*Requirements*. Drop the pictures, then extract the listing word for word.

*Source excerpt*.
__________

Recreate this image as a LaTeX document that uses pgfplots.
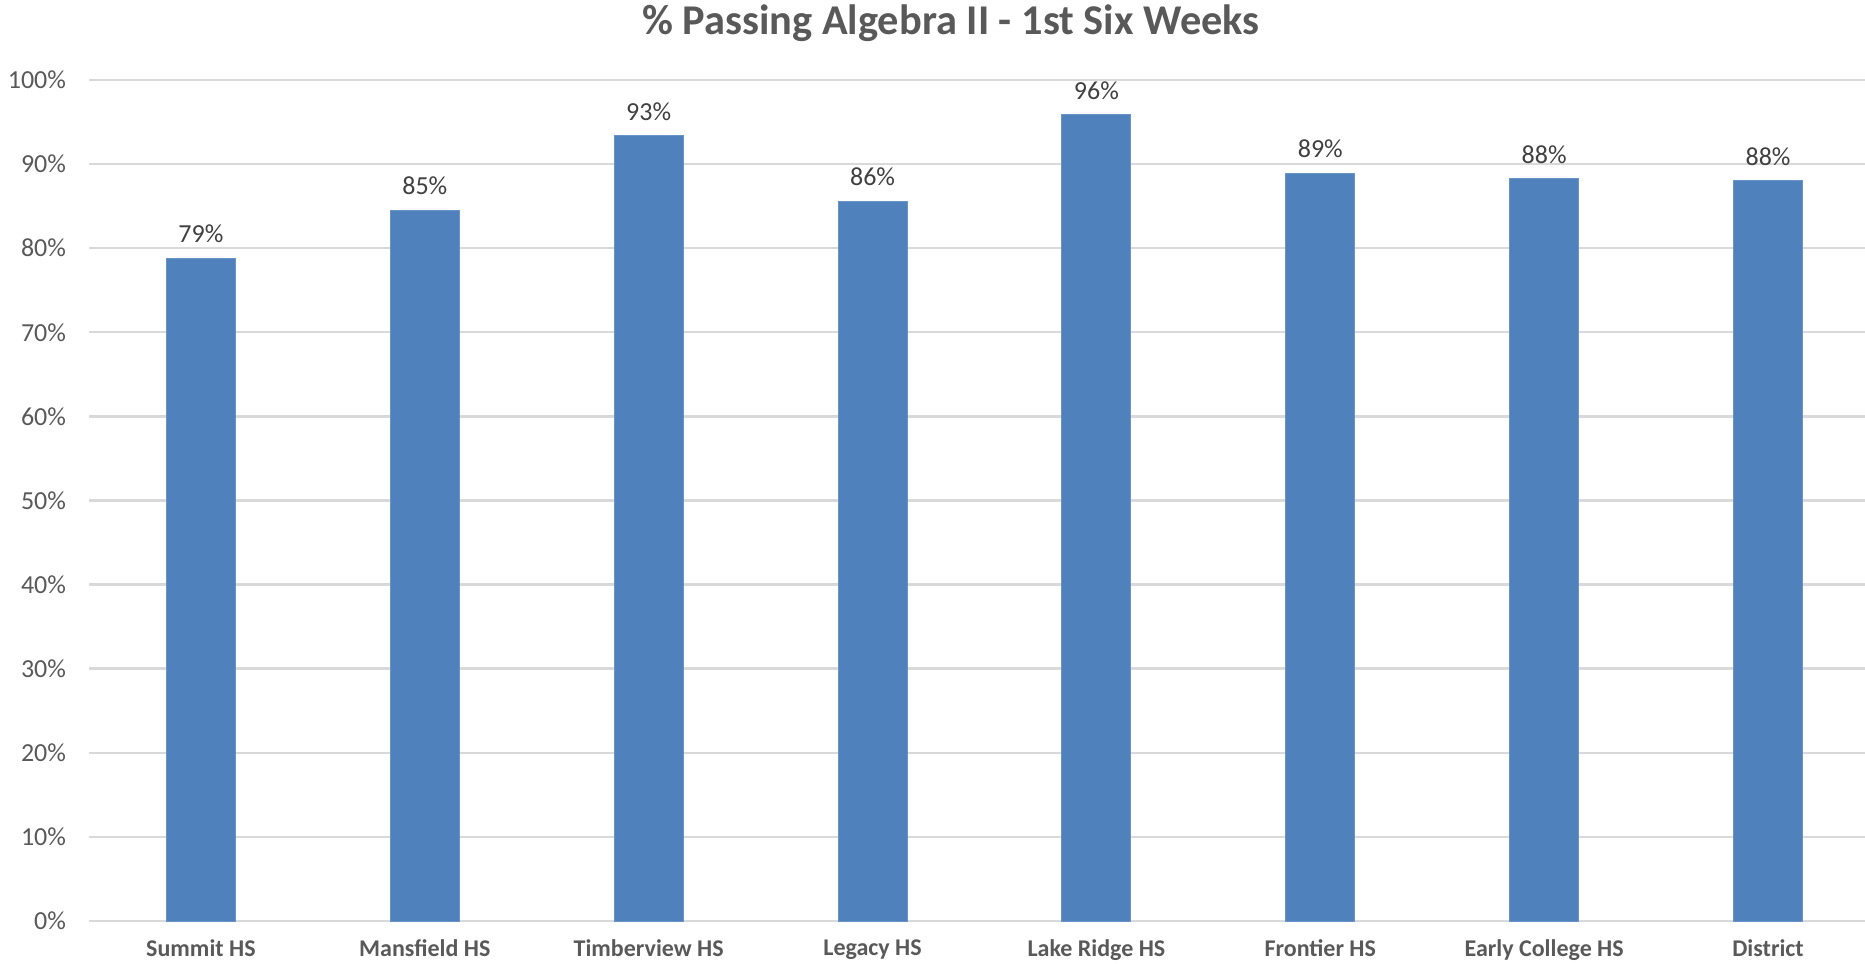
\documentclass[border=0pt]{standalone}
\usepackage{pgfplots}
\pgfplotsset{compat=1.18}
\usepackage{fontspec}
\setmainfont{Carlito}
\definecolor{barblue}{HTML}{4F81BD}
\definecolor{gridgray}{HTML}{D9D9D9}
\definecolor{txtgray}{HTML}{595959}
\definecolor{lblgray}{HTML}{404040}
\begin{document}
\begin{tikzpicture}
\useasboundingbox[clip] (-44.5bp,-21.5bp) rectangle (888bp,460.5bp);
\begin{axis}[
  at={(0,0)}, anchor=south west,
  scale only axis,
  width=895.5bp, height=420.5bp,
  xmin=-0.5, xmax=7.5,
  ymin=0, ymax=100,
  ytick={0,10,...,100},
  xtick={0,...,7},
  xticklabels={Summit HS,Mansfield HS,Timberview HS,Legacy HS,Lake Ridge HS,Frontier HS,Early College HS,District},
  xticklabel style={font=\fontsize{12bp}{14bp}\selectfont\bfseries, text=txtgray, yshift=-6bp},
  yticklabel={\pgfmathprintnumber{\tick}\%},
  yticklabel style={font=\fontsize{13bp}{15bp}\selectfont, text=txtgray, xshift=-8bp},
  /pgf/number format/assume math mode=true,
  major tick length=0pt,
  ymajorgrids,
  grid style={gridgray, line width=1.2bp},
  axis line style={draw=none},
  axis x line*=bottom,
  separate axis lines,
  x axis line style={draw=gridgray, line width=1.2bp},
  ybar, bar width=34.5bp,
  nodes near coords,
  point meta=explicit symbolic,
  every node near coord/.style={font=\fontsize{13bp}{15bp}\selectfont, text=lblgray, anchor=south, yshift=4bp},
  clip=false,
]
\addplot[fill=barblue, draw=barblue!85!white, line width=0.5bp] table[meta=label] {
x y label
0 78.8 79\%
1 84.5 85\%
2 93.4 93\%
3 85.6 86\%
4 95.9 96\%
5 88.9 89\%
6 88.3 88\%
7 88.0 88\%
};
\end{axis}
\node[font=\fontsize{21.2bp}{25bp}\selectfont\bfseries, text=txtgray] at (431bp,449bp) {\% Passing Algebra II - 1st Six Weeks};
\end{tikzpicture}
\end{document}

__________

*Written solution*.
Recreate this image as a LaTeX document that uses pgfplots.
\documentclass[border=0pt]{standalone}
\usepackage{pgfplots}
\pgfplotsset{compat=1.18}
\usepackage{fontspec}
\setmainfont{Carlito}
\definecolor{barblue}{HTML}{4F81BD}
\definecolor{gridgray}{HTML}{D9D9D9}
\definecolor{txtgray}{HTML}{595959}
\definecolor{lblgray}{HTML}{404040}
\begin{document}
\begin{tikzpicture}
\useasboundingbox[clip] (-44.5bp,-21.5bp) rectangle (888bp,460.5bp);
\begin{axis}[
  at={(0,0)}, anchor=south west,
  scale only axis,
  width=895.5bp, height=420.5bp,
  xmin=-0.5, xmax=7.5,
  ymin=0, ymax=100,
  ytick={0,10,...,100},
  xtick={0,...,7},
  xticklabels={Summit HS,Mansfield HS,Timberview HS,Legacy HS,Lake Ridge HS,Frontier HS,Early College HS,District},
  xticklabel style={font=\fontsize{12bp}{14bp}\selectfont\bfseries, text=txtgray, yshift=-6bp},
  yticklabel={\pgfmathprintnumber{\tick}\%},
  yticklabel style={font=\fontsize{13bp}{15bp}\selectfont, text=txtgray, xshift=-8bp},
  /pgf/number format/assume math mode=true,
  major tick length=0pt,
  ymajorgrids,
  grid style={gridgray, line width=1.2bp},
  axis line style={draw=none},
  axis x line*=bottom,
  separate axis lines,
  x axis line style={draw=gridgray, line width=1.2bp},
  ybar, bar width=34.5bp,
  nodes near coords,
  point meta=explicit symbolic,
  every node near coord/.style={font=\fontsize{13bp}{15bp}\selectfont, text=lblgray, anchor=south, yshift=4bp},
  clip=false,
]
\addplot[fill=barblue, draw=barblue!85!white, line width=0.5bp] table[meta=label] {
x y label
0 78.8 79\%
1 84.5 85\%
2 93.4 93\%
3 85.6 86\%
4 95.9 96\%
5 88.9 89\%
6 88.3 88\%
7 88.0 88\%
};
\end{axis}
\node[font=\fontsize{21.2bp}{25bp}\selectfont\bfseries, text=txtgray] at (431bp,449bp) {\% Passing Algebra II - 1st Six Weeks};
\end{tikzpicture}
\end{document}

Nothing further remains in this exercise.